A panel discussion at the Bled Strategic Forum on whether the EU is disintegrating following the UK’s decision on Brexit mostly agreed that the EU was not actually in a crisis, while it must refocus, deal with issues from a larger perspective and reconstruct its relationship with the UK.
Speaking at the panel “European Union: Integration vs. Disintegration”, H. E. Mr Lazăr Comănescu, Minister of Foreign Affairs of Romania, said that there was a loss of perspective of a broader picture.
Mr Comănescu argued that “we need to talk about development and international cooperation” and that the EU should “deal with big things in a big way”.
Mr Nikola Dimitrov, Distinguished Fellow at The Hague Institute for Global Justice, the Netherlands, does not see the EU being in a crisis, as it is still by far the most successful project of political cooperation in history.
Ms Reva Goujon, Vice President of Global Analysis at Stratford, US, agreed that the EU was not in a crisis, but warned that its focus on economics went too far.
Ms Goujon said that there was a “fault line” in the EU between Germany and France, with the latter representing the south, adding that addressing that issue was very important for the future.
Mr Vijay Rangarajan, Europe Director in the Foreign and Commonwealth Office, UK, argued that Brexit was not really a crisis.

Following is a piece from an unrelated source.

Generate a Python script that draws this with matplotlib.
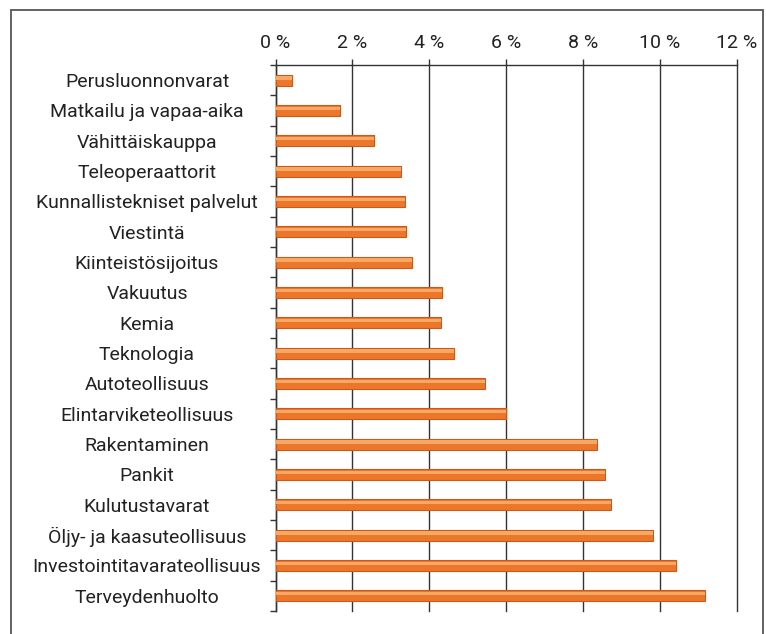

The UK is not leaving Europe, but it is constructing a new relationship with the EU, he added.
His view was shared by Dr Sabina Lange, Senior Associate Analyst at the European Union Institute for Security Studies, who said that the Brexit forced “us to think of new possibilities”.
According to Dr Lange, like-minded countries might seek joint interests, but the EU will survive as “we have lived through a succession of crises, including those with a security dimension”.
Mr Harlem Désir, Minister of State for European Affairs at the French Ministry of Foreign Affairs and International Development, said that the EU should focus on peace, stability, prosperity and social justice, otherwise its integrity would be at stake.
Wondering what is “the glue for the EU”, Mr Nikolaos Xydakis, Greece’s Alternate Minister for Foreign Affairs, said that the EU was about peace, stability and social justice, arguing that Europe needed to be more socially-oriented.
Dr Žiga Turk, Professor at the University of Ljubljana, Slovenia, meanwhile wondered what the EU actually was, saying that it could not be based on things like human rights or a fight against climate change.
“It is not enough to build a viable state”, said Dr Turk, stressing that it was understandable that a majority of people build their communities based on instinct.